Goal of the exercise
Restate the data word for word and leave the images out.

Data section
↓↓↓
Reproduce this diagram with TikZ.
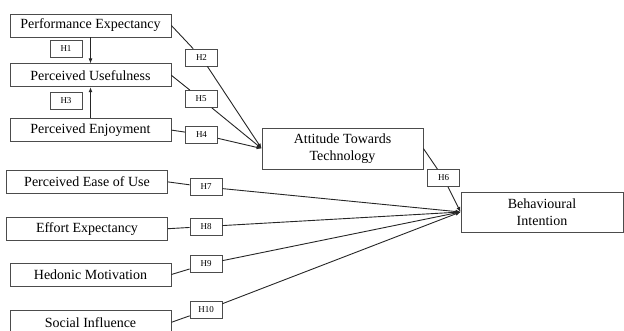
\documentclass[tikz,border=0pt]{standalone}
\usepackage{fontspec}
\setmainfont{Liberation Serif}
\usepackage{xcolor}
\usepackage{tikz}
\usetikzlibrary{shapes,arrows.meta,positioning}

\begin{document}
\begin{tikzpicture}[
    x=1pt, y=-1pt,
    node distance=26pt,
    construct/.style={rectangle, draw=black!70, line width=0.8pt, fill=white, minimum width=161pt, minimum height=23pt, inner sep=1pt, font=\fontsize{14}{16.5}\selectfont},
    hyp/.style={rectangle, draw=black!70, line width=0.7pt, fill=white, minimum width=32pt, minimum height=17pt, inner sep=1pt, font=\fontsize{9}{10}\selectfont},
    link/.style={draw=black!85, line width=0.9pt, -{Latex[length=5pt,width=4pt]}}
]
\useasboundingbox (0,0) rectangle (624,330);
\node[construct] (pe) at (90.5,25.5) {Performance Expectancy};
\node[construct, below=of pe] (pu) {Perceived Usefulness};
\node[construct, below=31pt of pu] (penj) {Perceived Enjoyment};
\node[construct, below=28pt of penj, xshift=-3.5pt] (peou) {Perceived Ease of Use};
\node[construct, below=23pt of peou] (ee) {Effort Expectancy};
\node[construct, below=22pt of ee, xshift=3.5pt] (hm) {Hedonic Motivation};
\node[construct, below=24pt of hm] (si) {Social Influence};
\node[construct, minimum height=41pt, align=center] (att) at (342.5,148.5) {Attitude Towards\\Technology};
\node[construct, minimum width=162pt, minimum height=40pt, align=center] (bi) at (542,212) {Behavioural\\Intention};

\node[hyp] (h1) at (66,49) {H1};
\node[hyp] (h3) at (66,100.5) {H3};
\node[hyp] (h2) at (201.5,57.5) {H2};
\node[hyp] (h5) at (201,99) {H5};
\node[hyp] (h4) at (201.5,134.5) {H4};
\node[hyp] (h6) at (443.5,178) {H6};
\node[hyp] (h7) at (206,187) {H7};
\node[hyp] (h8) at (206,226.5) {H8};
\node[hyp] (h9) at (206,264) {H9};
\node[hyp] (h10) at (206,310) {H10};

\draw[link] (pe) -- (pu);
\draw[link] (penj) -- (pu);
\draw[link] (pe.east) -- (h2) -- (att.west);
\draw[link] (pu.east) -- (h5) -- (att.west);
\draw[link] (penj.east) -- (h4) -- (att.west);
\draw[link] (att.east) -- (h6) -- (bi.west);
\draw[link] (peou.east) -- (h7) -- (bi.west);
\draw[link] (ee.east) -- (h8) -- (bi.west);
\draw[link] (hm.east) -- (h9) -- (bi.west);
\draw[link] (si.east) -- (h10) -- (bi.west);
\end{tikzpicture}
\end{document}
↑↑↑
Answer below
Reproduce this diagram with TikZ.
\documentclass[tikz,border=0pt]{standalone}
\usepackage{fontspec}
\setmainfont{Liberation Serif}
\usepackage{xcolor}
\usepackage{tikz}
\usetikzlibrary{shapes,arrows.meta,positioning}

\begin{document}
\begin{tikzpicture}[
    x=1pt, y=-1pt,
    node distance=26pt,
    construct/.style={rectangle, draw=black!70, line width=0.8pt, fill=white, minimum width=161pt, minimum height=23pt, inner sep=1pt, font=\fontsize{14}{16.5}\selectfont},
    hyp/.style={rectangle, draw=black!70, line width=0.7pt, fill=white, minimum width=32pt, minimum height=17pt, inner sep=1pt, font=\fontsize{9}{10}\selectfont},
    link/.style={draw=black!85, line width=0.9pt, -{Latex[length=5pt,width=4pt]}}
]
\useasboundingbox (0,0) rectangle (624,330);
\node[construct] (pe) at (90.5,25.5) {Performance Expectancy};
\node[construct, below=of pe] (pu) {Perceived Usefulness};
\node[construct, below=31pt of pu] (penj) {Perceived Enjoyment};
\node[construct, below=28pt of penj, xshift=-3.5pt] (peou) {Perceived Ease of Use};
\node[construct, below=23pt of peou] (ee) {Effort Expectancy};
\node[construct, below=22pt of ee, xshift=3.5pt] (hm) {Hedonic Motivation};
\node[construct, below=24pt of hm] (si) {Social Influence};
\node[construct, minimum height=41pt, align=center] (att) at (342.5,148.5) {Attitude Towards\\Technology};
\node[construct, minimum width=162pt, minimum height=40pt, align=center] (bi) at (542,212) {Behavioural\\Intention};

\node[hyp] (h1) at (66,49) {H1};
\node[hyp] (h3) at (66,100.5) {H3};
\node[hyp] (h2) at (201.5,57.5) {H2};
\node[hyp] (h5) at (201,99) {H5};
\node[hyp] (h4) at (201.5,134.5) {H4};
\node[hyp] (h6) at (443.5,178) {H6};
\node[hyp] (h7) at (206,187) {H7};
\node[hyp] (h8) at (206,226.5) {H8};
\node[hyp] (h9) at (206,264) {H9};
\node[hyp] (h10) at (206,310) {H10};

\draw[link] (pe) -- (pu);
\draw[link] (penj) -- (pu);
\draw[link] (pe.east) -- (h2) -- (att.west);
\draw[link] (pu.east) -- (h5) -- (att.west);
\draw[link] (penj.east) -- (h4) -- (att.west);
\draw[link] (att.east) -- (h6) -- (bi.west);
\draw[link] (peou.east) -- (h7) -- (bi.west);
\draw[link] (ee.east) -- (h8) -- (bi.west);
\draw[link] (hm.east) -- (h9) -- (bi.west);
\draw[link] (si.east) -- (h10) -- (bi.west);
\end{tikzpicture}
\end{document}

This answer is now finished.